Given data:
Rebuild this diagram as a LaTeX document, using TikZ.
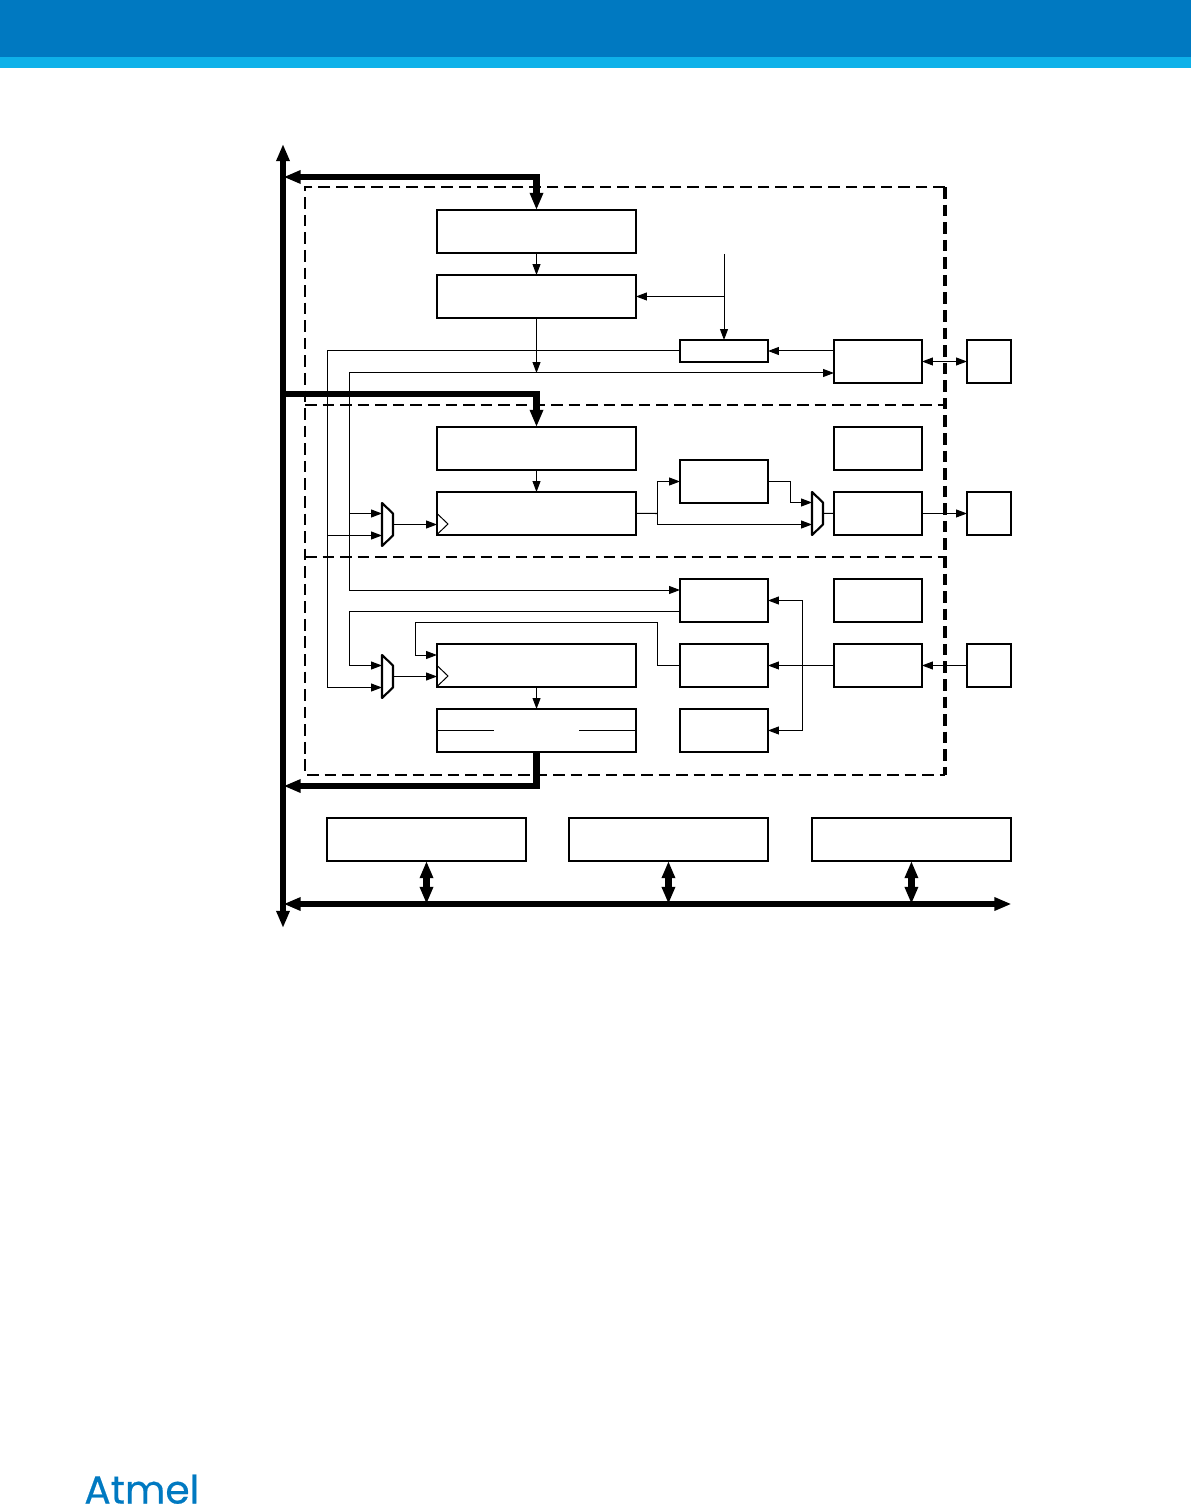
\documentclass[tikz,border=0pt]{standalone}
\usepackage{fontspec}
\usepackage{tikz}
\usetikzlibrary{positioning, arrows.meta}
\newfontfamily\logofont[FakeBold=0.5]{Poppins}
\definecolor{bandblue}{RGB}{0,121,193}
\definecolor{bandcyan}{RGB}{14,177,233}

\begin{document}
\begin{tikzpicture}[x=0.02cm, y=-0.02cm, >={Triangle[length=6.2pt,width=4.5pt]},
  busend/.tip={Triangle[length=9.8pt,width=7.2pt]},
  wire/.style={line width=0.57pt},
  busline/.style={line width=3.6pt, line cap=rect},
  boxline/.style={line width=1.2pt},
  box/.style={draw, boxline, inner sep=0pt, outer sep=0pt, minimum height=0.86cm},
  widebox/.style={box, minimum width=3.98cm},
  midbox/.style={box, minimum width=1.76cm},
  portbox/.style={box, minimum width=0.88cm},
  zoneline/.style={line width=1.1pt, dash pattern=on 6.6pt off 3.4pt},
  zone/.style={inner sep=0pt, outer sep=0pt, minimum width=12.8cm, minimum height=11.76cm},
  zonewall/.style={line width=1.8pt, dash pattern=on 6.6pt off 3.4pt},
  mux/.pic={
    \draw[boxline, line join=round] (0,0) -- (11,10.5) -- (11,32.5) -- (0,43) -- cycle;
    \coordinate (-up) at (0,10.5);
    \coordinate (-dn) at (0,32.5);
    \coordinate (-out) at (11,21.5);
  },
  clock/.pic={\draw[wire] (0,0) -- (11,10.5) -- (0,21);}]

\useasboundingbox (0,0) rectangle (1191,1506);
\fill[bandblue] (0,0) rectangle (1191,57);
\fill[bandcyan] (0,57) rectangle (1191,68);
\node[anchor=base west, inner sep=0pt, text=bandblue, font=\logofont\fontsize{22.3}{24}\selectfont] (logo) at (84,1503.5) {Atmel};

\node[zone] (frame) at (625,481) {};
\coordinate (midA) at (305,405);
\coordinate (midB) at (305,557);
\draw[zoneline] (frame.north east) -- (frame.north west) -- (frame.south west) -- (frame.south east);
\draw[zoneline] (midA) -- (midA -| frame.east);
\draw[zoneline] (midB) -- (midB -| frame.east);
\draw[zonewall] (frame.north east) -- (frame.south east);

\node[widebox] (baud) at (536.5,231.5) {};
\node[widebox] (divider) [below=0.44cm of baud] {};
\node[midbox, minimum height=0.44cm] (sync) at (724,351) {};
\node[midbox] (xckctl) at (878,361.5) {};
\node[portbox] (xck) [right=0.9cm of xckctl] {};

\node[widebox] (txbuf) at (536.5,448.5) {};
\node[widebox] (txshift) [below=0.44cm of txbuf] {};
\node[midbox] (txpar) at (724,481.5) {};
\node[midbox] (txhold) at (878,448.5) {};
\node[midbox] (txctl) [below=0.44cm of txhold] {};
\node[portbox] (txd) [right=0.9cm of txctl] {};

\node[midbox] (crec) at (724,600.5) {};
\node[midbox] (rxhold) [right=1.32cm of crec] {};
\node[midbox] (drec) [below=0.44cm of crec] {};
\node[midbox] (pchk) [below=0.44cm of drec] {};
\node[midbox] (rxctl) [below=0.44cm of rxhold] {};
\node[portbox] (rxd) [right=0.9cm of rxctl] {};
\node[widebox] (rxshift) [left=0.88cm of drec] {};
\node[widebox] (rxbuf) [below=0.44cm of rxshift] {};

\node[widebox] (statA) at (426.5,839.5) {};
\node[widebox] (statB) [right=0.86cm of statA] {};
\node[widebox] (statC) [right=0.88cm of statB] {};

\draw[line width=0.9pt] (rxbuf.west) -- +(57,0);
\draw[line width=0.9pt] (rxbuf.east) -- +(-57,0);

\pic (muxT) at (812,492) {mux};
\pic (muxA) at (382,503) {mux};
\pic (muxC) at (382,655) {mux};
\pic at (437,513.5) {clock};
\pic at (437,665.5) {clock};

\coordinate (clkin) at (724,254);
\coordinate (leftA) at (327,351);
\coordinate (leftB) at (349,373);
\coordinate (xckin) at (834,373);
\coordinate (crecin) at (680,590);
\coordinate (crecout) at (680,611.5);
\coordinate (bendC) at (349,611.5);
\coordinate (bendD) at (657.5,622.5);
\coordinate (bendE) at (415.5,622.5);
\coordinate (rxin) at (437,655);
\coordinate (txsplit) at (657.5,513.5);
\coordinate (parbend) at (790,481.5);
\coordinate (rxsplit) at (802,665.5);

\path[wire]
(baud) edge[->] (divider)
(clkin) edge[->] (sync)
(clkin |- divider.east) edge[->] (divider.east)
(divider) edge[->] (divider |- leftB)
(xckctl.west |- sync.east) edge[->] (sync.east)
(xckctl) edge[<->] (xck)
(txbuf) edge[->] (txshift)
(txctl) edge[->] (txd)
(rxd) edge[->] (rxctl)
(rxctl) edge[->] (drec)
(rxshift) edge[->] (rxbuf)
(muxA-out) edge[->] (muxA-out -| txshift.west)
(muxC-out) edge[->] (muxC-out -| rxshift.west)
(muxT-out) edge (txctl.west)
(txshift.east) edge (txsplit)
;

\draw[wire,->] (sync.west) -- (leftA) |- (muxC-dn);
\draw[wire,->] (leftA |- muxA-dn) -- (muxA-dn);
\draw[wire,->] (leftB) -- (xckin);
\draw[wire,->] (leftB) |- (crecin);
\draw[wire,->] (leftB |- muxA-up) -- (muxA-up);
\draw[wire,->] (crecout) -- (bendC) |- (muxC-up);
\draw[wire,->] (drec.west) -| (bendD) -- (bendE) |- (rxin);
\draw[wire,->] (txsplit) |- (txpar.west);
\draw[wire,->] (txsplit) |- (muxT-dn);
\draw[wire,->] (txpar.east) -- (parbend) |- (muxT-up);
\draw[wire,->] (rxsplit) |- (crec.east);
\draw[wire,->] (rxsplit) |- (pchk.east);

\coordinate (busTop) at (283,144);
\coordinate (busBot) at (283,928);
\coordinate (tapA) at (536.5,177);
\coordinate (tapAend) at (283.5,177);
\coordinate (tapB) at (283,394);
\coordinate (tapCend) at (283.5,786);
\coordinate (lowL) at (283.5,904);
\coordinate (lowR) at (1011.5,904);

\draw[busline, {busend}-{busend}] (busTop) -- (busBot);
\draw[busline, -{busend}] (tapA) -- (tapAend);
\draw[busline, -{busend}] (tapA) -- (baud);
\draw[busline, -{busend}] (tapB) -| (txbuf.north);
\draw[busline, line cap=butt, -{busend}] (rxbuf.south) |- (tapCend);
\draw[busline, {busend}-{busend}] (lowL) -- (lowR);
\draw[busline, {busend}-{busend}] (statA.south) -- (statA.south |- lowL);
\draw[busline, {busend}-{busend}] (statB.south) -- (statB.south |- lowL);
\draw[busline, {busend}-{busend}] (statC.south) -- (statC.south |- lowL);

\end{tikzpicture}
\end{document}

Exercise instructions: Please write out all the data again word for word, but not the pictures.

Exercise result:
Rebuild this diagram as a LaTeX document, using TikZ.
\documentclass[tikz,border=0pt]{standalone}
\usepackage{fontspec}
\usepackage{tikz}
\usetikzlibrary{positioning, arrows.meta}
\newfontfamily\logofont[FakeBold=0.5]{Poppins}
\definecolor{bandblue}{RGB}{0,121,193}
\definecolor{bandcyan}{RGB}{14,177,233}

\begin{document}
\begin{tikzpicture}[x=0.02cm, y=-0.02cm, >={Triangle[length=6.2pt,width=4.5pt]},
  busend/.tip={Triangle[length=9.8pt,width=7.2pt]},
  wire/.style={line width=0.57pt},
  busline/.style={line width=3.6pt, line cap=rect},
  boxline/.style={line width=1.2pt},
  box/.style={draw, boxline, inner sep=0pt, outer sep=0pt, minimum height=0.86cm},
  widebox/.style={box, minimum width=3.98cm},
  midbox/.style={box, minimum width=1.76cm},
  portbox/.style={box, minimum width=0.88cm},
  zoneline/.style={line width=1.1pt, dash pattern=on 6.6pt off 3.4pt},
  zone/.style={inner sep=0pt, outer sep=0pt, minimum width=12.8cm, minimum height=11.76cm},
  zonewall/.style={line width=1.8pt, dash pattern=on 6.6pt off 3.4pt},
  mux/.pic={
    \draw[boxline, line join=round] (0,0) -- (11,10.5) -- (11,32.5) -- (0,43) -- cycle;
    \coordinate (-up) at (0,10.5);
    \coordinate (-dn) at (0,32.5);
    \coordinate (-out) at (11,21.5);
  },
  clock/.pic={\draw[wire] (0,0) -- (11,10.5) -- (0,21);}]

\useasboundingbox (0,0) rectangle (1191,1506);
\fill[bandblue] (0,0) rectangle (1191,57);
\fill[bandcyan] (0,57) rectangle (1191,68);
\node[anchor=base west, inner sep=0pt, text=bandblue, font=\logofont\fontsize{22.3}{24}\selectfont] (logo) at (84,1503.5) {Atmel};

\node[zone] (frame) at (625,481) {};
\coordinate (midA) at (305,405);
\coordinate (midB) at (305,557);
\draw[zoneline] (frame.north east) -- (frame.north west) -- (frame.south west) -- (frame.south east);
\draw[zoneline] (midA) -- (midA -| frame.east);
\draw[zoneline] (midB) -- (midB -| frame.east);
\draw[zonewall] (frame.north east) -- (frame.south east);

\node[widebox] (baud) at (536.5,231.5) {};
\node[widebox] (divider) [below=0.44cm of baud] {};
\node[midbox, minimum height=0.44cm] (sync) at (724,351) {};
\node[midbox] (xckctl) at (878,361.5) {};
\node[portbox] (xck) [right=0.9cm of xckctl] {};

\node[widebox] (txbuf) at (536.5,448.5) {};
\node[widebox] (txshift) [below=0.44cm of txbuf] {};
\node[midbox] (txpar) at (724,481.5) {};
\node[midbox] (txhold) at (878,448.5) {};
\node[midbox] (txctl) [below=0.44cm of txhold] {};
\node[portbox] (txd) [right=0.9cm of txctl] {};

\node[midbox] (crec) at (724,600.5) {};
\node[midbox] (rxhold) [right=1.32cm of crec] {};
\node[midbox] (drec) [below=0.44cm of crec] {};
\node[midbox] (pchk) [below=0.44cm of drec] {};
\node[midbox] (rxctl) [below=0.44cm of rxhold] {};
\node[portbox] (rxd) [right=0.9cm of rxctl] {};
\node[widebox] (rxshift) [left=0.88cm of drec] {};
\node[widebox] (rxbuf) [below=0.44cm of rxshift] {};

\node[widebox] (statA) at (426.5,839.5) {};
\node[widebox] (statB) [right=0.86cm of statA] {};
\node[widebox] (statC) [right=0.88cm of statB] {};

\draw[line width=0.9pt] (rxbuf.west) -- +(57,0);
\draw[line width=0.9pt] (rxbuf.east) -- +(-57,0);

\pic (muxT) at (812,492) {mux};
\pic (muxA) at (382,503) {mux};
\pic (muxC) at (382,655) {mux};
\pic at (437,513.5) {clock};
\pic at (437,665.5) {clock};

\coordinate (clkin) at (724,254);
\coordinate (leftA) at (327,351);
\coordinate (leftB) at (349,373);
\coordinate (xckin) at (834,373);
\coordinate (crecin) at (680,590);
\coordinate (crecout) at (680,611.5);
\coordinate (bendC) at (349,611.5);
\coordinate (bendD) at (657.5,622.5);
\coordinate (bendE) at (415.5,622.5);
\coordinate (rxin) at (437,655);
\coordinate (txsplit) at (657.5,513.5);
\coordinate (parbend) at (790,481.5);
\coordinate (rxsplit) at (802,665.5);

\path[wire]
(baud) edge[->] (divider)
(clkin) edge[->] (sync)
(clkin |- divider.east) edge[->] (divider.east)
(divider) edge[->] (divider |- leftB)
(xckctl.west |- sync.east) edge[->] (sync.east)
(xckctl) edge[<->] (xck)
(txbuf) edge[->] (txshift)
(txctl) edge[->] (txd)
(rxd) edge[->] (rxctl)
(rxctl) edge[->] (drec)
(rxshift) edge[->] (rxbuf)
(muxA-out) edge[->] (muxA-out -| txshift.west)
(muxC-out) edge[->] (muxC-out -| rxshift.west)
(muxT-out) edge (txctl.west)
(txshift.east) edge (txsplit)
;

\draw[wire,->] (sync.west) -- (leftA) |- (muxC-dn);
\draw[wire,->] (leftA |- muxA-dn) -- (muxA-dn);
\draw[wire,->] (leftB) -- (xckin);
\draw[wire,->] (leftB) |- (crecin);
\draw[wire,->] (leftB |- muxA-up) -- (muxA-up);
\draw[wire,->] (crecout) -- (bendC) |- (muxC-up);
\draw[wire,->] (drec.west) -| (bendD) -- (bendE) |- (rxin);
\draw[wire,->] (txsplit) |- (txpar.west);
\draw[wire,->] (txsplit) |- (muxT-dn);
\draw[wire,->] (txpar.east) -- (parbend) |- (muxT-up);
\draw[wire,->] (rxsplit) |- (crec.east);
\draw[wire,->] (rxsplit) |- (pchk.east);

\coordinate (busTop) at (283,144);
\coordinate (busBot) at (283,928);
\coordinate (tapA) at (536.5,177);
\coordinate (tapAend) at (283.5,177);
\coordinate (tapB) at (283,394);
\coordinate (tapCend) at (283.5,786);
\coordinate (lowL) at (283.5,904);
\coordinate (lowR) at (1011.5,904);

\draw[busline, {busend}-{busend}] (busTop) -- (busBot);
\draw[busline, -{busend}] (tapA) -- (tapAend);
\draw[busline, -{busend}] (tapA) -- (baud);
\draw[busline, -{busend}] (tapB) -| (txbuf.north);
\draw[busline, line cap=butt, -{busend}] (rxbuf.south) |- (tapCend);
\draw[busline, {busend}-{busend}] (lowL) -- (lowR);
\draw[busline, {busend}-{busend}] (statA.south) -- (statA.south |- lowL);
\draw[busline, {busend}-{busend}] (statB.south) -- (statB.south |- lowL);
\draw[busline, {busend}-{busend}] (statC.south) -- (statC.south |- lowL);

\end{tikzpicture}
\end{document}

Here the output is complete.